==== INFORMATION SUPPLIED ====
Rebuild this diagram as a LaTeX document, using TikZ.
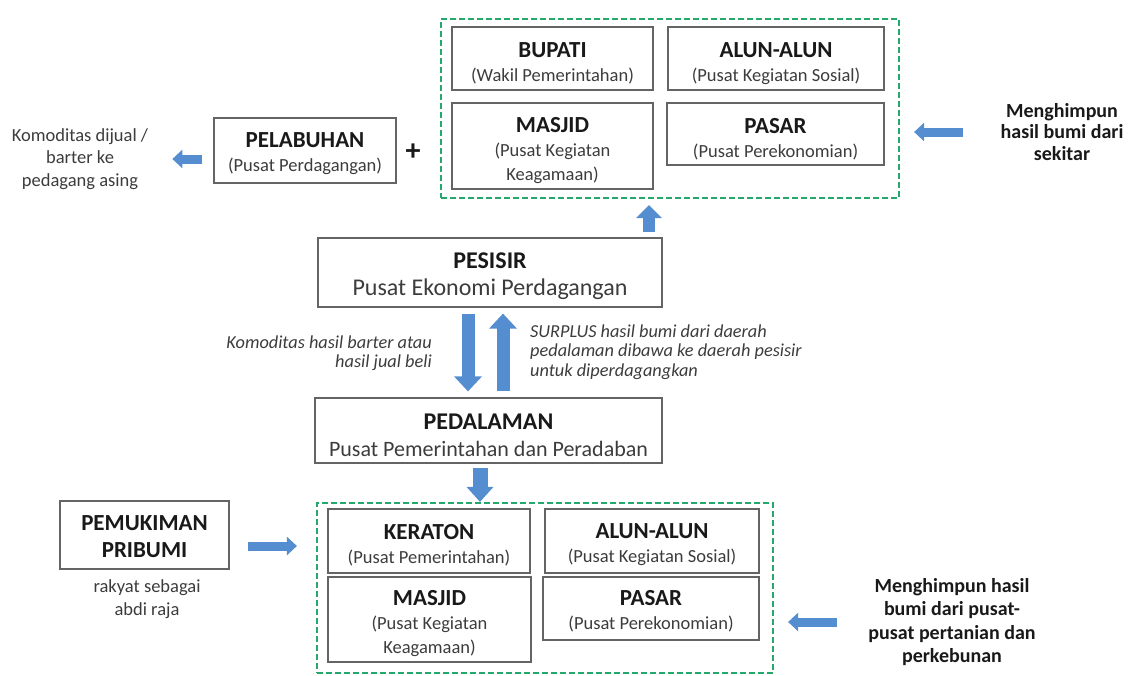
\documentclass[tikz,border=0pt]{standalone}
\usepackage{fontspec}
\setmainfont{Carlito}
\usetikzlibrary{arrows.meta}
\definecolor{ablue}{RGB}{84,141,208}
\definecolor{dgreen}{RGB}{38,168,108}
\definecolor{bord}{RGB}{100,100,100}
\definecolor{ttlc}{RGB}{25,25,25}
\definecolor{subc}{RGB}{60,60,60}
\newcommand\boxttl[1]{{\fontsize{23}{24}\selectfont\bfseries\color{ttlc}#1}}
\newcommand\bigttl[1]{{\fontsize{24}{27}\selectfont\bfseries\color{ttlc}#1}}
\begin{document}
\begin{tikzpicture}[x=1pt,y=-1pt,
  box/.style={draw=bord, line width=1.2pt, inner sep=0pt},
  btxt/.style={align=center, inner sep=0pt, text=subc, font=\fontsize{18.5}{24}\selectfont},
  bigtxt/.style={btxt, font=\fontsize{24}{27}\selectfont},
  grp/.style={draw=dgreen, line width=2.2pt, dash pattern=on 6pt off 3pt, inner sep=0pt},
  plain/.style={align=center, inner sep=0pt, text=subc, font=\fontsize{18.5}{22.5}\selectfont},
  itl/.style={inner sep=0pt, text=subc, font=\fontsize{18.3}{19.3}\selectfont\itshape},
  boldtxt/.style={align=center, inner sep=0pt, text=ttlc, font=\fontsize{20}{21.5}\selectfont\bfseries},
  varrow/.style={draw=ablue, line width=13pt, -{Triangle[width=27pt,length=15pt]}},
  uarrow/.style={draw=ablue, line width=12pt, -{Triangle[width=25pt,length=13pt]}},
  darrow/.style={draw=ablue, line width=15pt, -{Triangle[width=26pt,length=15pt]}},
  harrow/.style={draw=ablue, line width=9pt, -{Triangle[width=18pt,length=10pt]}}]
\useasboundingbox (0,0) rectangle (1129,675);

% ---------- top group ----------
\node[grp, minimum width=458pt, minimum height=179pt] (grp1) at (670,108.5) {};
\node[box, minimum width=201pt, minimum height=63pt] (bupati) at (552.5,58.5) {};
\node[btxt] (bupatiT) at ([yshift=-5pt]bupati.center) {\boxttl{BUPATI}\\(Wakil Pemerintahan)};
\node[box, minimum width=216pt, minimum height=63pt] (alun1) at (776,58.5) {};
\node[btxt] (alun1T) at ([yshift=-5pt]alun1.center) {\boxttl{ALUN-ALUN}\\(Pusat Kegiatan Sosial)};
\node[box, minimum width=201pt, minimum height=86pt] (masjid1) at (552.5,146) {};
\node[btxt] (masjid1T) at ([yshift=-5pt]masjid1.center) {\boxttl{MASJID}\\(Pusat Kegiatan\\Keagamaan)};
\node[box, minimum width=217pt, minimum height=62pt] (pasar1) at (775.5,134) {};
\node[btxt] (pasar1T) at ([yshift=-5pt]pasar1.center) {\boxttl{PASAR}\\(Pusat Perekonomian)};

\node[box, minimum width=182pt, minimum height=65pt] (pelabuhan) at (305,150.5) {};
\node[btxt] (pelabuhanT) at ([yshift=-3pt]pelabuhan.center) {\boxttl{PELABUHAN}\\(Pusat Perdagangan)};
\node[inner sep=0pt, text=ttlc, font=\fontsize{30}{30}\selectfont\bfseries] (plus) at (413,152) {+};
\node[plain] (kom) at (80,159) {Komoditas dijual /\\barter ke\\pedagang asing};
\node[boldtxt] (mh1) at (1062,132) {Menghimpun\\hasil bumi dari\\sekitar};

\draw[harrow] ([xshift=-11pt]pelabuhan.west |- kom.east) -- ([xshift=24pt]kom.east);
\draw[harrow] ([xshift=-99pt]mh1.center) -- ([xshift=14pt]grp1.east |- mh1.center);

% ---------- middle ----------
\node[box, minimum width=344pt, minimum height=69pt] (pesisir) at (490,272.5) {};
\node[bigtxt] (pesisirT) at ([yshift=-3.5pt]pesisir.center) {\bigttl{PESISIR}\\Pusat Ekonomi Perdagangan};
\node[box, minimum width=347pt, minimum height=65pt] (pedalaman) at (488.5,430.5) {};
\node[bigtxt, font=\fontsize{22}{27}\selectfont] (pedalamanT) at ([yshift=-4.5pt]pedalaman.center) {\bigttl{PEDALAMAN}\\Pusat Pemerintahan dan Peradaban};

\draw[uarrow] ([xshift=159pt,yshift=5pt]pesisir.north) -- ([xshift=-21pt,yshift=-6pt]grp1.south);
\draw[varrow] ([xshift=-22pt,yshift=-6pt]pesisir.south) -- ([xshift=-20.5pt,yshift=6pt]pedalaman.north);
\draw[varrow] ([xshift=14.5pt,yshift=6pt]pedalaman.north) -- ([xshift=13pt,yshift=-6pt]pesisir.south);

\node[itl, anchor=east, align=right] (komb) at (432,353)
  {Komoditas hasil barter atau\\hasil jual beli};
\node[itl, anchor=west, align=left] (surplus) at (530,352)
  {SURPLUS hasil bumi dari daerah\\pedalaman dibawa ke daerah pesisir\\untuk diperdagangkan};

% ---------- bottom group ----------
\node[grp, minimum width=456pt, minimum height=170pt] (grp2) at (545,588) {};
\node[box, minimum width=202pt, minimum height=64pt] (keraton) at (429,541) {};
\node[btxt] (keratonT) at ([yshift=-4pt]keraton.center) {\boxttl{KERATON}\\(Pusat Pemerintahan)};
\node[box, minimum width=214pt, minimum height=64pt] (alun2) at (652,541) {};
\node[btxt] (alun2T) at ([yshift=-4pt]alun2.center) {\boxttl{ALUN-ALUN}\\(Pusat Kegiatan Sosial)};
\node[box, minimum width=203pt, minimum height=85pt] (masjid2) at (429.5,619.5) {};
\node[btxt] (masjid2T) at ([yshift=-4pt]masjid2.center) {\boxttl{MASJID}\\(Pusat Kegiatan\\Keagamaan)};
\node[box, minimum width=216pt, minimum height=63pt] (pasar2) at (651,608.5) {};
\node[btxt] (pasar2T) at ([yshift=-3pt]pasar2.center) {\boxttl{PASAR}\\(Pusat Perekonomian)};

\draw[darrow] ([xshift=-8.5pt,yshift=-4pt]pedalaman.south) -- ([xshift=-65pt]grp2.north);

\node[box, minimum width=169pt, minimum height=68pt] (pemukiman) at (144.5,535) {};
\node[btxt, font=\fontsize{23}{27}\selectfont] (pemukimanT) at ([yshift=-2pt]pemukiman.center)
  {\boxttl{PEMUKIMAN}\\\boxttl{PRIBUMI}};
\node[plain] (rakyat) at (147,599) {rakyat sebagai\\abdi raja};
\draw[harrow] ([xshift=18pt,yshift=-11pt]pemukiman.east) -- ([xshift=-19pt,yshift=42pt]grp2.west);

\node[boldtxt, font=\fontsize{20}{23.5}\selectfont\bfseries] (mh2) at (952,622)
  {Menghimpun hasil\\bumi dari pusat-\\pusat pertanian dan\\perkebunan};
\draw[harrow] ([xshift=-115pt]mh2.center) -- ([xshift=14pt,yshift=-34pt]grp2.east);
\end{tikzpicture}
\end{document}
====
SHORT EXERCISE:
Quote everything in the listing above exactly; pictures are the only thing to omit.

FINISHED TASK:
Rebuild this diagram as a LaTeX document, using TikZ.
\documentclass[tikz,border=0pt]{standalone}
\usepackage{fontspec}
\setmainfont{Carlito}
\usetikzlibrary{arrows.meta}
\definecolor{ablue}{RGB}{84,141,208}
\definecolor{dgreen}{RGB}{38,168,108}
\definecolor{bord}{RGB}{100,100,100}
\definecolor{ttlc}{RGB}{25,25,25}
\definecolor{subc}{RGB}{60,60,60}
\newcommand\boxttl[1]{{\fontsize{23}{24}\selectfont\bfseries\color{ttlc}#1}}
\newcommand\bigttl[1]{{\fontsize{24}{27}\selectfont\bfseries\color{ttlc}#1}}
\begin{document}
\begin{tikzpicture}[x=1pt,y=-1pt,
  box/.style={draw=bord, line width=1.2pt, inner sep=0pt},
  btxt/.style={align=center, inner sep=0pt, text=subc, font=\fontsize{18.5}{24}\selectfont},
  bigtxt/.style={btxt, font=\fontsize{24}{27}\selectfont},
  grp/.style={draw=dgreen, line width=2.2pt, dash pattern=on 6pt off 3pt, inner sep=0pt},
  plain/.style={align=center, inner sep=0pt, text=subc, font=\fontsize{18.5}{22.5}\selectfont},
  itl/.style={inner sep=0pt, text=subc, font=\fontsize{18.3}{19.3}\selectfont\itshape},
  boldtxt/.style={align=center, inner sep=0pt, text=ttlc, font=\fontsize{20}{21.5}\selectfont\bfseries},
  varrow/.style={draw=ablue, line width=13pt, -{Triangle[width=27pt,length=15pt]}},
  uarrow/.style={draw=ablue, line width=12pt, -{Triangle[width=25pt,length=13pt]}},
  darrow/.style={draw=ablue, line width=15pt, -{Triangle[width=26pt,length=15pt]}},
  harrow/.style={draw=ablue, line width=9pt, -{Triangle[width=18pt,length=10pt]}}]
\useasboundingbox (0,0) rectangle (1129,675);

% ---------- top group ----------
\node[grp, minimum width=458pt, minimum height=179pt] (grp1) at (670,108.5) {};
\node[box, minimum width=201pt, minimum height=63pt] (bupati) at (552.5,58.5) {};
\node[btxt] (bupatiT) at ([yshift=-5pt]bupati.center) {\boxttl{BUPATI}\\(Wakil Pemerintahan)};
\node[box, minimum width=216pt, minimum height=63pt] (alun1) at (776,58.5) {};
\node[btxt] (alun1T) at ([yshift=-5pt]alun1.center) {\boxttl{ALUN-ALUN}\\(Pusat Kegiatan Sosial)};
\node[box, minimum width=201pt, minimum height=86pt] (masjid1) at (552.5,146) {};
\node[btxt] (masjid1T) at ([yshift=-5pt]masjid1.center) {\boxttl{MASJID}\\(Pusat Kegiatan\\Keagamaan)};
\node[box, minimum width=217pt, minimum height=62pt] (pasar1) at (775.5,134) {};
\node[btxt] (pasar1T) at ([yshift=-5pt]pasar1.center) {\boxttl{PASAR}\\(Pusat Perekonomian)};

\node[box, minimum width=182pt, minimum height=65pt] (pelabuhan) at (305,150.5) {};
\node[btxt] (pelabuhanT) at ([yshift=-3pt]pelabuhan.center) {\boxttl{PELABUHAN}\\(Pusat Perdagangan)};
\node[inner sep=0pt, text=ttlc, font=\fontsize{30}{30}\selectfont\bfseries] (plus) at (413,152) {+};
\node[plain] (kom) at (80,159) {Komoditas dijual /\\barter ke\\pedagang asing};
\node[boldtxt] (mh1) at (1062,132) {Menghimpun\\hasil bumi dari\\sekitar};

\draw[harrow] ([xshift=-11pt]pelabuhan.west |- kom.east) -- ([xshift=24pt]kom.east);
\draw[harrow] ([xshift=-99pt]mh1.center) -- ([xshift=14pt]grp1.east |- mh1.center);

% ---------- middle ----------
\node[box, minimum width=344pt, minimum height=69pt] (pesisir) at (490,272.5) {};
\node[bigtxt] (pesisirT) at ([yshift=-3.5pt]pesisir.center) {\bigttl{PESISIR}\\Pusat Ekonomi Perdagangan};
\node[box, minimum width=347pt, minimum height=65pt] (pedalaman) at (488.5,430.5) {};
\node[bigtxt, font=\fontsize{22}{27}\selectfont] (pedalamanT) at ([yshift=-4.5pt]pedalaman.center) {\bigttl{PEDALAMAN}\\Pusat Pemerintahan dan Peradaban};

\draw[uarrow] ([xshift=159pt,yshift=5pt]pesisir.north) -- ([xshift=-21pt,yshift=-6pt]grp1.south);
\draw[varrow] ([xshift=-22pt,yshift=-6pt]pesisir.south) -- ([xshift=-20.5pt,yshift=6pt]pedalaman.north);
\draw[varrow] ([xshift=14.5pt,yshift=6pt]pedalaman.north) -- ([xshift=13pt,yshift=-6pt]pesisir.south);

\node[itl, anchor=east, align=right] (komb) at (432,353)
  {Komoditas hasil barter atau\\hasil jual beli};
\node[itl, anchor=west, align=left] (surplus) at (530,352)
  {SURPLUS hasil bumi dari daerah\\pedalaman dibawa ke daerah pesisir\\untuk diperdagangkan};

% ---------- bottom group ----------
\node[grp, minimum width=456pt, minimum height=170pt] (grp2) at (545,588) {};
\node[box, minimum width=202pt, minimum height=64pt] (keraton) at (429,541) {};
\node[btxt] (keratonT) at ([yshift=-4pt]keraton.center) {\boxttl{KERATON}\\(Pusat Pemerintahan)};
\node[box, minimum width=214pt, minimum height=64pt] (alun2) at (652,541) {};
\node[btxt] (alun2T) at ([yshift=-4pt]alun2.center) {\boxttl{ALUN-ALUN}\\(Pusat Kegiatan Sosial)};
\node[box, minimum width=203pt, minimum height=85pt] (masjid2) at (429.5,619.5) {};
\node[btxt] (masjid2T) at ([yshift=-4pt]masjid2.center) {\boxttl{MASJID}\\(Pusat Kegiatan\\Keagamaan)};
\node[box, minimum width=216pt, minimum height=63pt] (pasar2) at (651,608.5) {};
\node[btxt] (pasar2T) at ([yshift=-3pt]pasar2.center) {\boxttl{PASAR}\\(Pusat Perekonomian)};

\draw[darrow] ([xshift=-8.5pt,yshift=-4pt]pedalaman.south) -- ([xshift=-65pt]grp2.north);

\node[box, minimum width=169pt, minimum height=68pt] (pemukiman) at (144.5,535) {};
\node[btxt, font=\fontsize{23}{27}\selectfont] (pemukimanT) at ([yshift=-2pt]pemukiman.center)
  {\boxttl{PEMUKIMAN}\\\boxttl{PRIBUMI}};
\node[plain] (rakyat) at (147,599) {rakyat sebagai\\abdi raja};
\draw[harrow] ([xshift=18pt,yshift=-11pt]pemukiman.east) -- ([xshift=-19pt,yshift=42pt]grp2.west);

\node[boldtxt, font=\fontsize{20}{23.5}\selectfont\bfseries] (mh2) at (952,622)
  {Menghimpun hasil\\bumi dari pusat-\\pusat pertanian dan\\perkebunan};
\draw[harrow] ([xshift=-115pt]mh2.center) -- ([xshift=14pt,yshift=-34pt]grp2.east);
\end{tikzpicture}
\end{document}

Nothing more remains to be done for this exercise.